I adored Angie Thomas’s debut, The Hate U Give. I recommended it to nearly every person I encountered in the last year and have never been disappointed by their reactions. I was pleasantly surprised to see that Thomas’s second book was an option in my Book of the Month Club membership.
On The Come Up follows Bri, a sixteen year-old girl living in the Garden Heights neighborhood that is familiar to readers of The Hate U Give. The action takes place about a year following the events of that book, in a neighborhood still recovering from the murder of an unarmed teenager by a police officer. Bri has dreams of becoming a successful rapper and using her music to bring her family out of poverty. Though the setting is similar, the characters of the two books have very different lives. Starr Carter, the protagonist of The Hate U Give, had a comfortable home and two parents who clearly adored her. Bri’s reality is quite different, as her father was murdered by gang members when she was a child and her mother abandoned Bri and her brother at their grandparents’ home when she turned to drugs to cope with her grief. Bri and her mother have since been reunited but the family is constantly struggling to keep food in the house, shoes on their feet and the electricity on.

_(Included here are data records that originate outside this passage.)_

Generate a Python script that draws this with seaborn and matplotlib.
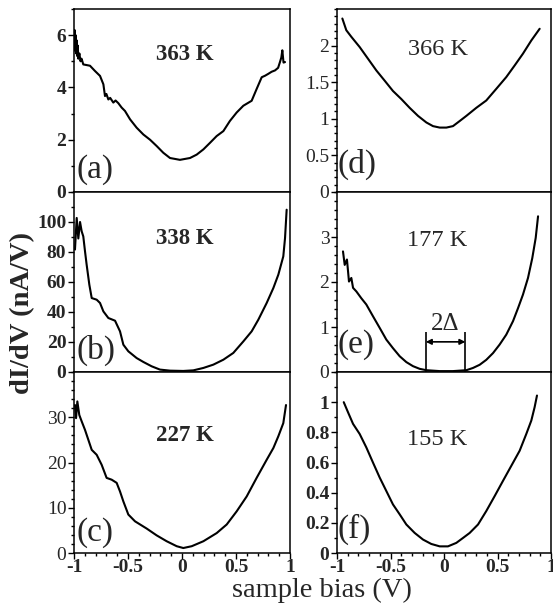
import matplotlib
matplotlib.use("Agg")
import matplotlib.pyplot as plt
import seaborn as sns
from matplotlib.ticker import MultipleLocator, FuncFormatter

# ---------------- data ----------------
a_x = [-1.0, -0.995, -0.99, -0.985, -0.98, -0.975, -0.97, -0.965, -0.96, -0.95, -0.94, -0.93, -0.914,
       -0.852, -0.806, -0.759, -0.728, -0.713, -0.70, -0.682, -0.665, -0.636, -0.615, -0.590, -0.559, -0.528,
       -0.481, -0.420, -0.358, -0.296, -0.235, -0.173, -0.111, -0.019, 0.074, 0.136, 0.198,
       0.259, 0.321, 0.383, 0.444, 0.506, 0.568, 0.645, 0.691, 0.738, 0.77, 0.799, 0.83, 0.861,
       0.89, 0.907, 0.92, 0.929, 0.94, 0.954]
a_y = [5.9, 6.2, 5.4, 6.0, 5.3, 5.8, 5.2, 5.6, 5.1, 5.3, 5.0, 5.1, 4.88,
       4.83, 4.63, 4.44, 4.12, 3.67, 3.75, 3.54, 3.6, 3.42, 3.5, 3.40, 3.23, 3.10,
       2.78, 2.46, 2.20, 2.00, 1.76, 1.50, 1.30, 1.23, 1.30, 1.43, 1.63,
       1.88, 2.14, 2.33, 2.72, 3.04, 3.30, 3.49, 3.94, 4.39, 4.45, 4.52, 4.60, 4.65,
       4.75, 4.97, 5.15, 5.42, 4.95, 4.97]

b_x = [-0.991, -0.975, -0.960, -0.944, -0.929, -0.914, -0.898, -0.883, -0.858, -0.836, -0.79, -0.759,
       -0.728, -0.682, -0.620, -0.574, -0.543, -0.497, -0.420, -0.358, -0.281, -0.204, -0.111, 0.012,
       0.105, 0.198, 0.290, 0.383, 0.475, 0.568, 0.645, 0.707, 0.784, 0.846, 0.892, 0.938, 0.954, 0.969]
b_y = [81.6, 102.7, 89.0, 100.0, 93.8, 90.4, 80.4, 71.6, 58.2, 49.3, 48.2, 46.0,
       40.4, 36.0, 34.2, 27.1, 18.2, 13.8, 9.3, 6.7, 3.8, 1.6, 0.9, 0.7,
       1.1, 2.7, 4.9, 8.2, 12.7, 20.4, 27.1, 34.9, 46.0, 56.0, 64.9, 77.1, 89.3, 108.2]

c_x = [-0.991, -0.981, -0.969, -0.951, -0.929, -0.898, -0.867, -0.836, -0.790, -0.744, -0.698, -0.651,
       -0.605, -0.574, -0.543, -0.497, -0.435, -0.327, -0.235, -0.142, -0.049, 0.012, 0.090, 0.198,
       0.321, 0.414, 0.506, 0.599, 0.691, 0.784, 0.846, 0.892, 0.938, 0.963]
c_y = [32.7, 29.8, 33.5, 30.5, 29.1, 27.2, 25.0, 22.8, 21.7, 19.5, 16.6, 16.2,
       15.5, 13.6, 11.4, 8.5, 7.0, 5.4, 3.9, 2.6, 1.5, 1.1, 1.5, 2.6,
       4.4, 6.3, 9.2, 12.5, 16.6, 20.6, 23.2, 25.8, 28.7, 32.7]

d_x = [-0.950, -0.913, -0.866, -0.788, -0.710, -0.632, -0.554, -0.477, -0.399, -0.321, -0.243, -0.165,
       -0.103, -0.040, 0.022, 0.084, 0.147, 0.209, 0.302, 0.395, 0.489, 0.582, 0.661, 0.738, 0.816, 0.894]
d_y = [2.37, 2.21, 2.12, 1.98, 1.82, 1.66, 1.52, 1.38, 1.27, 1.15, 1.04, 0.95,
       0.90, 0.88, 0.88, 0.90, 0.97, 1.04, 1.15, 1.25, 1.41, 1.57, 1.73, 1.89, 2.07, 2.23]

e_x = [-0.944, -0.928, -0.907, -0.888, -0.866, -0.850, -0.819, -0.773, -0.726, -0.664, -0.601, -0.539,
       -0.477, -0.414, -0.352, -0.290, -0.227, -0.165, -0.040, 0.084, 0.209, 0.271, 0.333, 0.395,
       0.458, 0.520, 0.582, 0.645, 0.692, 0.738, 0.785, 0.825, 0.857, 0.879]
e_y = [2.68, 2.38, 2.50, 2.01, 2.09, 1.87, 1.79, 1.64, 1.50, 1.24, 0.98, 0.72,
       0.53, 0.35, 0.22, 0.13, 0.07, 0.04, 0.02, 0.02, 0.04, 0.09, 0.16, 0.27,
       0.42, 0.61, 0.83, 1.13, 1.42, 1.72, 2.09, 2.53, 2.98, 3.46]

f_x = [-0.937, -0.897, -0.850, -0.788, -0.726, -0.664, -0.601, -0.539, -0.477, -0.414, -0.352, -0.274,
       -0.196, -0.119, -0.040, 0.037, 0.115, 0.178, 0.240, 0.318, 0.395, 0.474, 0.551, 0.629,
       0.707, 0.769, 0.816, 0.847, 0.869]
f_y = [1.00, 0.933, 0.856, 0.789, 0.70, 0.60, 0.50, 0.411, 0.322, 0.256, 0.189, 0.133,
       0.089, 0.06, 0.044, 0.044, 0.067, 0.10, 0.133, 0.189, 0.278, 0.378, 0.478, 0.578,
       0.678, 0.789, 0.878, 0.967, 1.044]

temps = ["363 K", "338 K", "227 K", "366 K", "177 K", "155 K"]
letters = ["(a)", "(b)", "(c)", "(d)", "(e)", "(f)"]
ylims = [7, 120, 40, 2.5, 4, 1.2]
ymajor = [2, 20, 10, 0.5, 1, 0.2]
yminor = [1, 10, 2, 0.1, 0.2, 0.1]
gap_left, gap_right, gap_h, arrow_h = -0.17, 0.20, 0.9, 0.67

series = [(a_x, a_y), (b_x, b_y), (c_x, c_y), (d_x, d_y), (e_x, e_y), (f_x, f_y)]

# ---------------- style ----------------
sns.set_style("ticks")
plt.rcParams["font.family"] = ["Liberation Serif", "DejaVu Serif"]

fig = plt.figure(figsize=(5.53, 6.05), dpi=100)
lefts = [74 / 553, 337 / 553]
widths = [216 / 553, 214 / 553]
rows = [(9, 192), (192, 372), (372, 553)]

temp_pos = [(0.514, 0.754), (0.514, 0.742), (0.514, 0.649),
            (0.47, 0.777), (0.47, 0.733), (0.47, 0.627)]
let_pos = [(0.010, 0.125), (0.010, 0.121), (0.010, 0.112),
           (0.003, 0.150), (0.003, 0.152), (0.003, 0.129)]
tick_bold = [True, True, False, False, False, True]
temp_bold = [True, True, True, False, False, False]

fmt = FuncFormatter(lambda v, p: ("%g" % v).replace("\u2212", "-"))

for i, (xs, ys) in enumerate(series):
    col, row = divmod(i, 3)
    top, bot = rows[row]
    ax = fig.add_axes([lefts[col], 1 - bot / 605, widths[col], (bot - top) / 605])
    sns.lineplot(x=xs, y=ys, ax=ax, color="black", lw=1.5, estimator=None, sort=False)
    ax.set_xlim(-1, 1)
    ax.set_ylim(0, ylims[i])
    ax.yaxis.set_major_locator(MultipleLocator(ymajor[i]))
    ax.yaxis.set_minor_locator(MultipleLocator(yminor[i]))
    ax.xaxis.set_major_locator(MultipleLocator(0.5))
    ax.xaxis.set_minor_locator(MultipleLocator(0.1))
    ax.yaxis.set_major_formatter(fmt)
    ax.xaxis.set_major_formatter(fmt)
    for s in ax.spines.values():
        s.set_linewidth(1.1)
        s.set_color("black")
    ax.tick_params(which="both", direction="out", color="black", width=1.0,
                   top=False, right=False, pad=1.5, labelsize=14)
    ax.tick_params(which="major", length=4)
    ax.tick_params(which="minor", length=2)
    if row < 2:
        ax.tick_params(axis="x", which="both", bottom=False, labelbottom=False)
    else:
        ax.tick_params(axis="x", pad=0.5)
        for lab in ax.get_xticklabels():
            lab.set_fontweight("bold")
    yt = [t for t in ax.get_yticks() if t < ylims[i] - 1e-9 and t >= 0]
    ax.set_yticks(yt)
    if tick_bold[i]:
        for lab in ax.get_yticklabels():
            lab.set_fontweight("bold")
    ax.set_xlabel("")
    ax.set_ylabel("")
    tx, ty = temp_pos[i]
    ax.text(tx, ty, temps[i], transform=ax.transAxes, ha="center", va="center",
            fontsize=16.5 if temp_bold[i] else 17.5,
            fontweight="bold" if temp_bold[i] else "normal")
    lx, ly = let_pos[i]
    ax.text(lx, ly, letters[i], transform=ax.transAxes, ha="left", va="center", fontsize=24)
    if i == 4:
        ax.vlines([gap_left, gap_right], 0, gap_h, color="black", lw=1.2)
        ax.annotate("", xy=(gap_left, arrow_h), xytext=(gap_right, arrow_h),
                    arrowprops=dict(arrowstyle="<|-|>", color="black", lw=1.2,
                                    mutation_scale=8, shrinkA=0, shrinkB=0))
        ax.text((gap_left + gap_right) / 2, gap_h - 0.07, "2\u0394", ha="center", va="bottom",
                fontsize=18)

fig.text(0.040, 0.482, "dI/dV (nA/V)", rotation=90, ha="center", va="center",
         fontsize=20.5, fontweight="bold")
fig.text(0.582, 0.004, "sample bias (V)", ha="center", va="bottom", fontsize=20.5)

fig.savefig("out.png", dpi=100)
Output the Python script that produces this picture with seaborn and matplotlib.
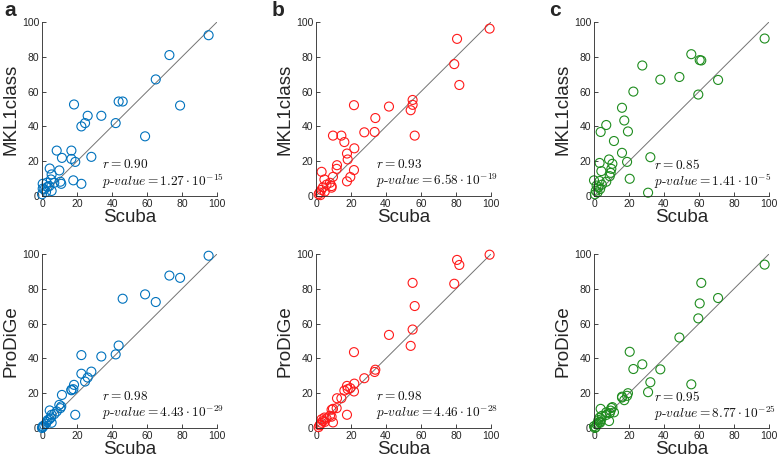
import numpy as np
import pandas as pd
import seaborn as sns
import matplotlib.pyplot as plt

# Scuba scores (x) shared by the top (MKL1class) and bottom (ProDiGe) rows
scuba_a = [95.2, 72.8, 78.9, 65.0, 58.9, 46.1, 43.8, 42.1, 33.9, 28.2, 26.1, 24.6, 22.5,
           22.5, 19.0, 18.3, 17.9, 16.8, 16.8, 11.4, 11.0, 10.5, 9.9, 8.4, 7.0, 5.5, 5.1,
           5.5, 4.4, 4.2, 3.2, 2.7, 2.3, 1.3, 0.4, 0.4, 0.0]
mkl_a = [92.4, 81.0, 52.0, 67.0, 34.3, 54.3, 54.3, 41.9, 46.1, 22.5, 46.1, 41.9, 40.0,
         7.0, 19.6, 52.6, 9.0, 26.1, 21.3, 21.9, 7.0, 8.2, 14.7, 26.1, 7.6, 12.4, 9.5,
         2.9, 15.8, 5.7, 5.3, 7.6, 2.3, 3.8, 7.0, 4.2, 1.0]
prodige_a = [99.0, 87.6, 86.3, 72.4, 76.8, 74.3, 47.4, 42.3, 41.1, 32.4, 29.0, 26.7, 41.9,
             31.2, 7.6, 24.8, 22.3, 21.7, 22.0, 19.0, 12.4, 11.4, 13.3, 9.5, 8.0, 7.6, 6.0,
             3.0, 10.1, 5.0, 4.5, 3.5, 2.5, 1.5, 1.0, 0.5, 0.0]

scuba_b = [99.2, 80.6, 81.9, 79.0, 55.2, 56.4, 55.2, 54.1, 41.7, 21.7, 33.9, 33.5, 27.6,
           9.7, 14.5, 16.2, 21.9, 17.7, 18.1, 12.0, 11.8, 21.7, 19.6, 17.7, 9.7, 3.2, 4.8,
           8.0, 8.9, 8.9, 6.0, 4.0, 3.0, 2.0, 1.5, 5.0, 2.5]
mkl_b = [96.2, 90.3, 63.8, 75.8, 55.2, 34.7, 52.4, 49.3, 51.4, 52.2, 44.8, 36.8, 36.6,
         34.7, 34.7, 31.0, 27.4, 24.4, 21.0, 17.7, 15.6, 14.9, 10.9, 8.4, 11.0, 13.9, 9.5,
         7.6, 5.7, 4.8, 6.5, 5.0, 3.5, 2.0, 1.0, 2.5, 0.5]
prodige_b = [99.6, 96.6, 93.7, 82.9, 83.4, 70.1, 56.6, 47.2, 53.5, 43.6, 33.5, 32.2, 28.6,
             3.2, 17.1, 21.5, 25.5, 24.2, 22.3, 17.1, 11.4, 21.0, 22.9, 7.6, 11.0, 5.0, 6.0,
             7.0, 10.5, 6.5, 5.5, 4.0, 3.0, 1.5, 0.5, 3.5, 2.0]

scuba_c = [97.5, 55.6, 60.4, 61.3, 27.6, 37.9, 48.8, 70.9, 59.6, 22.5, 16.0, 17.3, 19.4,
           7.0, 3.8, 11.4, 16.0, 32.2, 18.9, 20.4, 30.9, 3.2, 8.6, 10.5, 9.9, 9.5, 4.2,
           9.0, 0.0, 3.2, 7.0, 1.5, 2.5, 3.5, 1.0, 2.0, 0.5, 4.5]
mkl_c = [90.5, 81.5, 78.1, 77.9, 75.0, 66.9, 68.4, 66.7, 58.3, 60.0, 50.7, 43.4, 37.1,
         40.8, 36.8, 31.6, 24.8, 22.3, 19.6, 9.9, 1.9, 19.0, 21.0, 18.5, 15.6, 13.3, 14.3,
         11.4, 9.0, 8.6, 8.2, 6.0, 5.0, 4.0, 3.0, 2.0, 1.0, 6.5]
prodige_c = [93.9, 25.1, 71.6, 83.4, 36.6, 33.7, 52.0, 74.7, 63.0, 33.9, 17.5, 16.0, 20.0,
             9.0, 11.0, 9.0, 18.0, 26.3, 18.5, 43.8, 20.6, 6.0, 4.0, 12.0, 11.5, 10.0, 5.0,
             8.5, 1.0, 3.5, 7.5, 2.0, 4.5, 3.0, 0.5, 2.5, 0.0, 7.0]

panel_letters = ["a", "b", "c"]
colors = ["#0072BD", "#FF1A1A", "#1E8C1E"]
r_top = ["0.90", "0.93", "0.85"]
p_top = [r"1.27 \cdot 10^{-15}", r"6.58 \cdot 10^{-19}", r"1.41 \cdot 10^{-5}"]
r_bottom = ["0.98", "0.98", "0.95"]
p_bottom = [r"4.43 \cdot 10^{-29}", r"4.46 \cdot 10^{-28}", r"8.77 \cdot 10^{-25}"]

datasets = [
    (scuba_a, mkl_a, prodige_a),
    (scuba_b, mkl_b, prodige_b),
    (scuba_c, mkl_c, prodige_c),
]

sns.set_style("ticks")
plt.rcParams["font.family"] = ["Liberation Sans", "DejaVu Sans"]
plt.rcParams["mathtext.fontset"] = "cm"

W, H = 777, 459
fig = plt.figure(figsize=(W / 100, H / 100), dpi=100)

lefts = [42, 316, 594]
tops = [22, 254]
ax_w, ax_h = 175, 174
dark = "#262626"

for col, (scuba, mkl, prodige) in enumerate(datasets):
    for row, (yvals, ylab, rv, pv) in enumerate([
        (mkl, "MKL1class", r_top[col], p_top[col]),
        (prodige, "ProDiGe", r_bottom[col], p_bottom[col]),
    ]):
        ax = fig.add_axes([lefts[col] / W, (H - tops[row] - ax_h) / H, ax_w / W, ax_h / H])
        df = pd.DataFrame({"Scuba": scuba, ylab: yvals})
        ax.plot([0, 100], [0, 100], color="0.45", lw=0.7, zorder=1)
        sns.scatterplot(data=df, x="Scuba", y=ylab, ax=ax, s=42, marker="o",
                        color=colors[col], facecolor="none", edgecolor=colors[col],
                        linewidth=0.8, clip_on=False, zorder=2)
        ax.set_xlim(0, 100)
        ax.set_ylim(0, 100)
        ax.set_xticks(range(0, 101, 20))
        ax.set_yticks(range(0, 101, 20))
        ax.tick_params(direction="in", length=3, width=0.6, labelsize=7.5,
                       colors=dark, pad=2)
        for side in ["left", "bottom"]:
            ax.spines[side].set_linewidth(0.6)
            ax.spines[side].set_color(dark)
        sns.despine(ax=ax)
        ax.set_xlabel("Scuba", fontsize=13.5, color=dark)
        ax.set_ylabel(ylab, fontsize=13.5, color=dark)
        ax.xaxis.set_label_coords(0.5, -0.075)
        ax.yaxis.set_label_coords(-0.13, 0.5)
        ax.text(0.345, 0.18, rf"$r = {rv}$", transform=ax.transAxes,
                fontsize=9.6, va="center", ha="left", color="#111111")
        ax.text(0.345, 0.085, rf"$p\text{{-}}value = {pv}$", transform=ax.transAxes,
                fontsize=9.6, va="center", ha="left", color="#111111")
        if row == 0:
            fig.text([10, 278, 555][col] / W, 1 - 10 / H, panel_letters[col],
                     fontsize=15, fontweight="bold", ha="center", va="center")

fig.savefig("out.png", dpi=100, facecolor="white")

While navigating school, crushes, and her musical ambition, Bri also has to navigate the realities of life in Garden Heights. Bri is assaulted by school security guards who assume she is selling drugs (rather than the candy she sells to students to make extra money). She becomes notorious in her town after she releases a rap talking about her anger and frustration at being profiled by the guards. This also inadvertently involves her in the gang activity of Garden Heights when her words are misconstrued.
On the Come Up continues the themes so well handled in The Hate U Give: the reality of institutionalized racism and the casual blindness of those who are not affected by it; that the right thing and the easy thing are often at odds; the bond of family can overcome a lot. Bri is a less relatable character (at least to me) than Starr, but I loved this book.